Below is a visual that provides a high-level overview of classifying different types of issues, identifying responsible stakeholders, and setting up integrations for effective communication, tracking, and management of issues:
In summary, addressing day 2 focus areas for CNAPP is essential for maximizing ROI and enhancing the overall maturity of the cloud security program. Prioritizing pre-deployment security capabilities - such as IaC, secret, and container image scanning - ensures vulnerabilities and misconfigurations are identified and remediated early in the development lifecycle, conserving valuable time and resources. By operationalizing capabilities beyond traditional CSPM, organizations gain increased visibility into critical security domains, including identity and access management, data security, network protection, attack surface management, container and workload security, and threat detection and response. Establishing clear operational workflows and integrating with existing tools - such as ticketing and messaging platforms - transforms security insights into actionable information that can be seamlessly incorporated into daily processes.
Ultimately, organizations must commit to continually updating their capabilities to stay ahead of a dynamic threat landscape, recognizing that CNAPP implementation is a journey, not a one-time event. A journey that requires organizations to always be on the frontfoot and constantly update and improve existing capabilities, implement new capabilities, and seek operational efficiencies to mitigate risks and adapt to emerging threats with reasonable assurance.
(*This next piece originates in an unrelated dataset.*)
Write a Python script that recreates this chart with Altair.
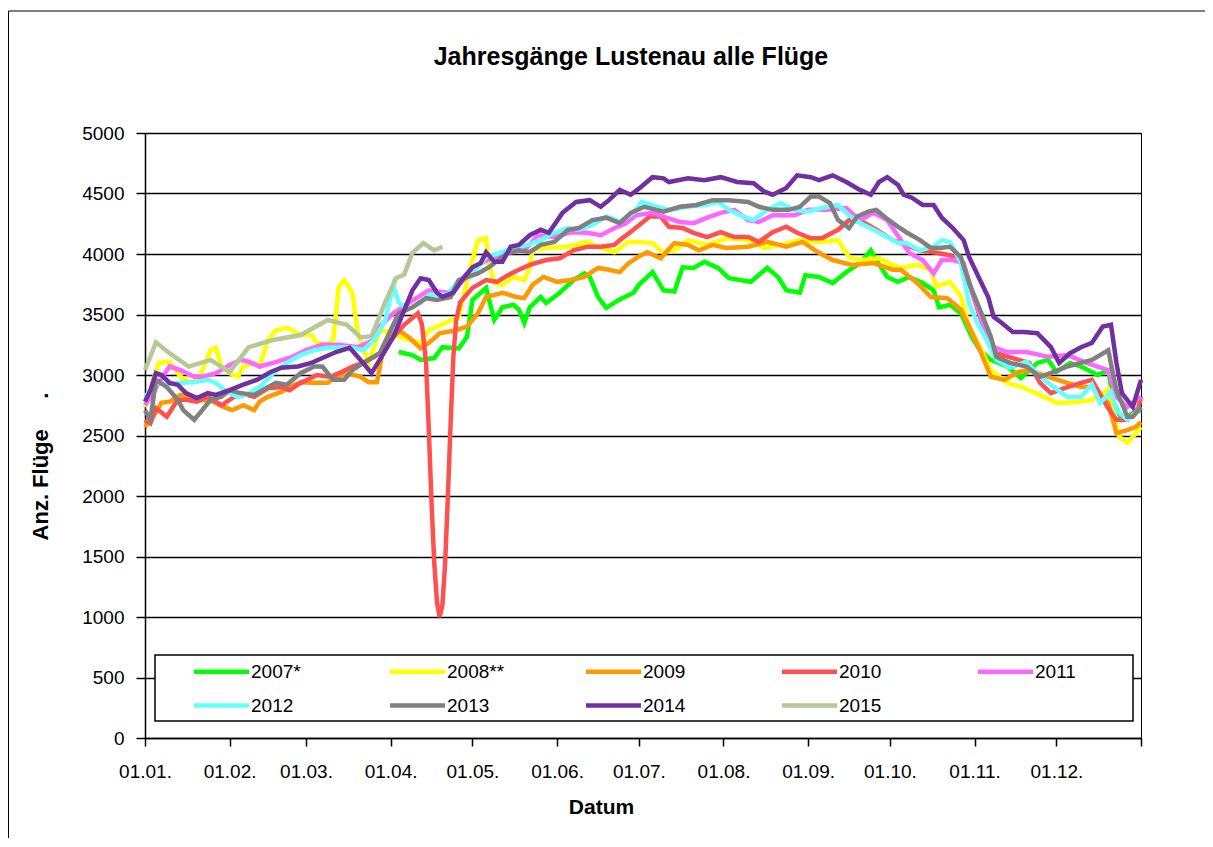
import altair as alt
import pandas as pd

FONT = "Liberation Sans"

month_days = [0, 31, 59, 90, 120, 151, 181, 212, 243, 273, 304, 334, 365]
month_labels = ["01.01.", "01.02.", "01.03.", "01.04.", "01.05.", "01.06.",
                "01.07.", "01.08.", "01.09.", "01.10.", "01.11.", "01.12.", ""]
y_ticks = [0, 500, 1000, 1500, 2000, 2500, 3000, 3500, 4000, 4500, 5000]

series_names = ["2007*", "2008**", "2009", "2010", "2011", "2012", "2013", "2014", "2015"]
series_colors = ["#00FF00", "#FFFF00", "#FF9900", "#FF5050", "#FF66FF",
                 "#66FFFF", "#808080", "#7030A0", "#B4C996"]

d2007 = [93, 98, 101, 106, 109, 115, 118, 120, 123, 125, 128, 131, 135, 137, 139, 141, 145, 147, 152, 157,
         161, 163, 166, 169, 174, 179, 181, 186, 190, 194, 197, 201, 205, 210, 214, 222, 228, 232, 235, 240,
         242, 247, 252, 257, 262, 266, 268, 272, 276, 280, 285, 289, 291, 295, 299, 303, 306, 310, 316, 321,
         327, 331, 334, 339, 344, 349, 353, 355, 358, 362, 365]
v2007 = [3190, 3165, 3125, 3140, 3230, 3220, 3315, 3620, 3680, 3720, 3455, 3560, 3580, 3540, 3430, 3560, 3645, 3595, 3680, 3785,
         3840, 3810, 3645, 3555, 3625, 3680, 3745, 3850, 3700, 3690, 3890, 3885, 3935, 3885, 3800, 3770, 3885, 3810, 3700, 3680,
         3825, 3810, 3760, 3850, 3925, 4030, 3950, 3810, 3770, 3810, 3760, 3700, 3560, 3580, 3510, 3315, 3205, 3125, 3070, 2975,
         3100, 3125, 3025, 3100, 3060, 3000, 3040, 2770, 2630, 2685, 2710]

d2008 = [0, 5, 9, 13, 17, 20, 24, 26, 28, 31, 34, 36, 40, 42, 45, 48, 52, 54, 57, 61,
         63, 67, 69, 71, 73, 76, 78, 82, 86, 90, 95, 101, 104, 110, 115, 119, 122, 125, 126, 128,
         131, 135, 139, 141, 142, 147, 155, 162, 167, 172, 177, 181, 186, 190, 194, 199, 206, 213, 221, 227,
         233, 240, 247, 254, 258, 262, 269, 274, 277, 283, 288, 290, 295, 299, 302, 306, 310, 316, 322, 328,
         334, 338, 343, 347, 353, 355, 357, 360, 362, 365]
v2008 = [2735, 3100, 3110, 2985, 2940, 2985, 3205, 3225, 3070, 3015, 2985, 3070, 3100, 3070, 3290, 3370, 3390, 3370, 3330, 3330,
         3265, 3250, 3290, 3730, 3785, 3680, 3345, 3100, 3370, 3350, 3300, 3265, 3370, 3430, 3480, 3870, 4115, 4130, 3925, 3760,
         3745, 3810, 3785, 3890, 4030, 4050, 4060, 4100, 4050, 4015, 4100, 4100, 4090, 4010, 4030, 4115, 4075, 4130, 4115, 4050,
         4075, 4115, 4100, 4115, 3975, 3950, 3965, 3910, 3885, 3910, 3870, 3730, 3770, 3650, 3400, 3230, 3040, 2935, 2895, 2835,
         2770, 2770, 2780, 2795, 2875, 2655, 2490, 2440, 2490, 2570]

d2009 = [0, 3, 6, 9, 13, 17, 20, 25, 29, 32, 36, 40, 42, 45, 50, 53, 57, 62, 67, 70,
         74, 79, 82, 85, 87, 90, 93, 97, 101, 104, 108, 114, 118, 122, 125, 131, 136, 139, 142, 146,
         151, 156, 161, 166, 170, 174, 177, 181, 184, 189, 194, 199, 203, 208, 213, 221, 228, 235, 241, 247,
         252, 259, 267, 274, 277, 283, 288, 294, 299, 302, 306, 310, 315, 320, 324, 331, 338, 343, 347, 353,
         356, 360, 363, 365]
v2009 = [2570, 2655, 2770, 2780, 2835, 2820, 2795, 2780, 2735, 2710, 2750, 2710, 2780, 2820, 2860, 2900, 2940, 2935, 2935, 2985,
         3015, 2985, 2940, 2940, 3180, 3315, 3370, 3305, 3220, 3265, 3345, 3370, 3400, 3510, 3645, 3680, 3645, 3635, 3745, 3810,
         3770, 3785, 3810, 3885, 3870, 3850, 3920, 3980, 4015, 3965, 4090, 4075, 4030, 4075, 4050, 4060, 4100, 4060, 4100, 4010,
         3950, 3910, 3925, 3870, 3870, 3760, 3645, 3635, 3540, 3400, 3205, 2985, 2960, 3025, 3040, 2985, 2935, 2900, 2900, 2770,
         2520, 2545, 2570, 2610]

d2010 = [0, 2, 4, 8, 12, 15, 19, 23, 28, 31, 35, 40, 45, 50, 53, 57, 63, 68, 72, 76,
         80, 86, 91, 95, 100, 101.5, 103, 104, 105, 106, 107, 108, 109, 110, 111, 112, 113, 114, 115.5, 120,
         125, 129, 133, 137, 141, 147, 152, 157, 162, 167, 172, 174, 179, 185, 189, 192, 197, 201, 206, 211,
         216, 221, 225, 230, 235, 239, 244, 248, 254, 258, 263, 268, 274, 277, 284, 290, 295, 299, 302, 306,
         309, 312, 318, 324, 328, 332, 338, 343, 347, 353, 356, 360, 364, 365]
v2010 = [2630, 2600, 2725, 2655, 2795, 2795, 2780, 2820, 2750, 2795, 2850, 2820, 2890, 2900, 2875, 2935, 3000, 2985, 3025, 3070,
         3100, 3180, 3315, 3415, 3510, 3420, 3100, 2550, 1950, 1450, 1120, 1000, 1100, 1450, 2000, 2600, 3150, 3450, 3600, 3720,
         3785, 3770, 3825, 3870, 3910, 3950, 3965, 4030, 4060, 4060, 4075, 4115, 4200, 4310, 4310, 4225, 4215, 4175, 4140, 4180,
         4140, 4140, 4100, 4180, 4225, 4175, 4130, 4130, 4200, 4280, 4265, 4200, 4115, 4090, 4030, 4010, 3990, 3950, 3760, 3480,
         3290, 3180, 3140, 3100, 2935, 2850, 2900, 2935, 2960, 2725, 2630, 2630, 2725, 2820]

d2011 = [0, 3, 5, 9, 13, 18, 21, 26, 31, 35, 38, 42, 47, 54, 59, 65, 71, 78, 84, 86,
         91, 97, 104, 111, 114, 118, 123, 128, 133, 139, 144, 150, 156, 162, 167, 173, 176, 180, 186, 191,
         196, 201, 206, 211, 216, 221, 225, 230, 238, 243, 250, 257, 262, 267, 272, 277, 280, 285, 289, 292,
         296, 300, 303, 307, 311, 316, 323, 331, 338, 345, 353, 356, 360, 362, 365]
v2011 = [2750, 2850, 2935, 3070, 3040, 2985, 2985, 3015, 3080, 3125, 3110, 3070, 3100, 3150, 3205, 3250, 3250, 3230, 3290, 3400,
         3510, 3600, 3700, 3680, 3730, 3810, 3925, 3975, 4010, 4030, 4155, 4140, 4180, 4175, 4155, 4225, 4250, 4320, 4340, 4300,
         4265, 4255, 4300, 4340, 4365, 4280, 4265, 4320, 4320, 4365, 4365, 4380, 4280, 4340, 4280, 4115, 4010, 3950, 3840, 3950,
         3950, 3925, 3700, 3430, 3230, 3190, 3190, 3150, 3165, 3100, 3040, 2820, 2735, 2770, 2820]

d2012 = [0, 4, 8, 13, 18, 23, 26, 30, 34, 37, 42, 47, 52, 57, 62, 67, 72, 76, 80, 84,
         88, 91, 93, 96, 101, 104, 111, 115, 120, 125, 130, 135, 140, 145, 150, 155, 159, 164, 169, 174,
         179, 182, 188, 192, 199, 205, 210, 214, 219, 223, 228, 233, 238, 243, 248, 254, 258, 262, 267, 272,
         276, 279, 284, 289, 292, 295, 299, 302, 305, 309, 312, 317, 323, 328, 333, 338, 343, 347, 350, 354,
         356, 360, 364, 365]
v2012 = [2820, 2935, 2920, 2935, 2940, 2960, 2935, 2860, 2820, 2835, 2900, 3015, 3100, 3165, 3205, 3225, 3230, 3225, 3205, 3290,
         3450, 3740, 3600, 3540, 3595, 3665, 3665, 3785, 3840, 3975, 4010, 4050, 4075, 4115, 4175, 4215, 4200, 4240, 4310, 4270,
         4340, 4430, 4390, 4365, 4390, 4405, 4430, 4365, 4310, 4280, 4365, 4420, 4365, 4350, 4380, 4405, 4320, 4255, 4200, 4140,
         4090, 4090, 4030, 4060, 4115, 4100, 3925, 3595, 3430, 3265, 3125, 3060, 3110, 2985, 2900, 2820, 2820, 2920, 2770, 2860,
         2710, 2630, 2710, 2735]

d2013 = [0, 2, 4, 8, 12, 14, 18, 21, 24, 28, 31, 35, 40, 45, 48, 52, 57, 62, 65, 69,
         73, 76, 80, 84, 86, 93, 98, 103, 107, 112, 115, 122, 126, 133, 137, 141, 145, 150, 155, 159,
         164, 169, 174, 178, 183, 190, 196, 202, 208, 214, 221, 225, 230, 236, 240, 244, 247, 251, 254, 258,
         261, 265, 268, 272, 276, 279, 284, 288, 291, 295, 299, 302, 306, 310, 312, 317, 323, 328, 333, 338,
         343, 347, 353, 356, 360, 362, 365]
v2013 = [2710, 2630, 2960, 2900, 2795, 2710, 2630, 2710, 2795, 2820, 2875, 2850, 2835, 2900, 2935, 2920, 3015, 3070, 3070, 2960,
         2960, 3040, 3100, 3150, 3180, 3510, 3560, 3635, 3620, 3645, 3785, 3840, 3890, 4010, 4030, 4015, 4075, 4100, 4200, 4215,
         4280, 4300, 4255, 4340, 4390, 4350, 4390, 4405, 4445, 4445, 4430, 4390, 4365, 4365, 4390, 4475, 4475, 4420, 4280, 4215,
         4310, 4350, 4365, 4290, 4225, 4180, 4115, 4050, 4050, 4060, 3975, 3760, 3540, 3315, 3150, 3100, 3070, 2985, 3025, 3070,
         3100, 3125, 3205, 2875, 2655, 2655, 2735]

d2014 = [0, 2, 4, 6, 9, 12, 15, 19, 23, 26, 31, 36, 41, 46, 50, 56, 61, 65, 70, 75,
         79, 83, 86, 91, 94, 98, 101, 104, 107, 109, 113, 117, 120, 123, 125, 128, 131, 134, 137, 141,
         145, 148, 153, 158, 163, 167, 170, 174, 178, 181, 186, 190, 192, 199, 205, 211, 217, 223, 227, 230,
         235, 239, 244, 247, 252, 257, 262, 266, 269, 272, 276, 278, 281, 285, 289, 292, 296, 300, 302, 306,
         309, 311, 314, 318, 322, 327, 332, 335, 339, 343, 347, 351, 354, 356, 358, 362, 365]
v2014 = [2780, 2875, 3015, 3000, 2935, 2920, 2850, 2810, 2850, 2835, 2875, 2920, 2960, 3025, 3060, 3070, 3100, 3140, 3190, 3225,
         3125, 3015, 3125, 3315, 3480, 3700, 3800, 3785, 3680, 3645, 3680, 3810, 3890, 3925, 4015, 3935, 3935, 4060, 4075, 4155,
         4200, 4175, 4340, 4430, 4445, 4390, 4445, 4530, 4490, 4540, 4635, 4625, 4595, 4625, 4610, 4635, 4595, 4585, 4515, 4490,
         4545, 4650, 4635, 4610, 4650, 4595, 4530, 4490, 4595, 4635, 4570, 4490, 4465, 4405, 4405, 4300, 4215, 4115, 3975, 3785,
         3645, 3480, 3430, 3355, 3355, 3345, 3230, 3100, 3180, 3230, 3265, 3400, 3415, 3100, 2850, 2735, 2960]

d2015 = [0, 4, 9, 16, 24, 31, 38, 47, 57, 67, 74, 79, 83, 88, 92, 95, 98, 102, 106, 109]
v2015 = [3040, 3270, 3180, 3070, 3125, 3025, 3230, 3290, 3330, 3455, 3415, 3310, 3320, 3600, 3800, 3830, 4010, 4090, 4030, 4060]

all_days = [d2007, d2008, d2009, d2010, d2011, d2012, d2013, d2014, d2015]
all_vals = [v2007, v2008, v2009, v2010, v2011, v2012, v2013, v2014, v2015]

rows = []
for name, ds, vs in zip(series_names, all_days, all_vals):
    for d, v in zip(ds, vs):
        rows.append({"series": name, "day": d, "value": v})
df = pd.DataFrame(rows)

label_expr = " : ".join(f"datum.value == {d} ? '{l}'" for d, l in zip(month_days, month_labels)) + " : ''"

NB = "\u00a0"
y_title = "Anz. Flüge" + NB * 5 + "."

lines = alt.Chart(df).mark_line().encode(
    x=alt.X("day:Q",
            scale=alt.Scale(domain=[0, 365], nice=False, zero=False),
            axis=alt.Axis(values=month_days, labelExpr=label_expr, title="Datum",
                          grid=False, tickSize=8, labelPadding=16, labelFontSize=19,
                          labelFont=FONT, titleFont=FONT, titleFontSize=21, titleFontWeight="bold",
                          titleX=456, titleY=58, labelFlush=False, labelOverlap=False)),
    y=alt.Y("value:Q",
            scale=alt.Scale(domain=[0, 5000], nice=False),
            axis=alt.Axis(values=y_ticks, format="d", title=y_title, grid=True, tickSize=9,
                          labelPadding=12, labelFontSize=19, labelFont=FONT,
                          titleFont=FONT, titleFontSize=22, titleFontWeight="bold",
                          titleX=-93, titleY=333)),
    color=alt.Color("series:N",
                    scale=alt.Scale(domain=series_names, range=series_colors),
                    legend=alt.Legend(orient="none", legendX=48, legendY=529, direction="horizontal",
                                      columns=5, title=None, symbolType="M-5,0H5", symbolSize=121,
                                      symbolStrokeWidth=6, symbolOffset=19, labelOffset=20,
                                      labelFont=FONT, labelFontSize=19, labelColor="black",
                                      columnPadding=72, rowPadding=14, gridAlign="all", padding=0)),
    strokeWidth=alt.StrokeWidth("series:N",
                                scale=alt.Scale(domain=series_names,
                                                range=[4.5, 4.5, 4.5, 4.5, 4.5, 4.5, 4.5, 4.5, 6.5]),
                                legend=None),
)

legend_box = alt.Chart(pd.DataFrame({"k": [0]})).mark_rect(
    fill="white", stroke="black", strokeWidth=1.5
).encode(x=alt.value(10), x2=alt.value(988), y=alt.value(522), y2=alt.value(588))

border_top = alt.Chart(pd.DataFrame({"k": [0]})).mark_rule(color="black", strokeWidth=1).encode(
    x=alt.value(-136.5), x2=alt.value(1100), y=alt.value(-122))
border_left = alt.Chart(pd.DataFrame({"k": [0]})).mark_rule(color="black", strokeWidth=1).encode(
    x=alt.value(-136.5), y=alt.value(-122), y2=alt.value(800))

chart = alt.layer(border_top, border_left, legend_box, lines).properties(
    width=996, height=605,
    title=alt.Title("Jahresgänge Lustenau alle Flüge", font=FONT, fontSize=25, fontWeight="bold",
                    anchor="middle", dx=-12, offset=-59, color="black"),
    autosize=alt.AutoSizeParams(type="none"),
    padding={"left": 137, "top": 125, "right": 64, "bottom": 100},
).configure_view(stroke="black", strokeWidth=1).configure_axis(
    labelColor="black", tickColor="black", domainColor="black", gridColor="black",
    titleColor="black", gridWidth=1.5, domainWidth=1.5, tickWidth=1.5
)

chart.save("out.html", embed_options={"renderer": "svg", "actions": False})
PS: CNAPP is a constantly evolving area where new capabilities are introduced regularly. The most recent announcement that made news was Wiz's release of "Wiz Code" that seeks to combine DevSecOps, Application Security Application Security Posture Management (ASPM), and CNAPP capabilities into a singular platform to provide unified visibility and security from “code-to-cloud”. However, the intent of this blog is to focus on the core CNAPP capabilities that are available across most vendors.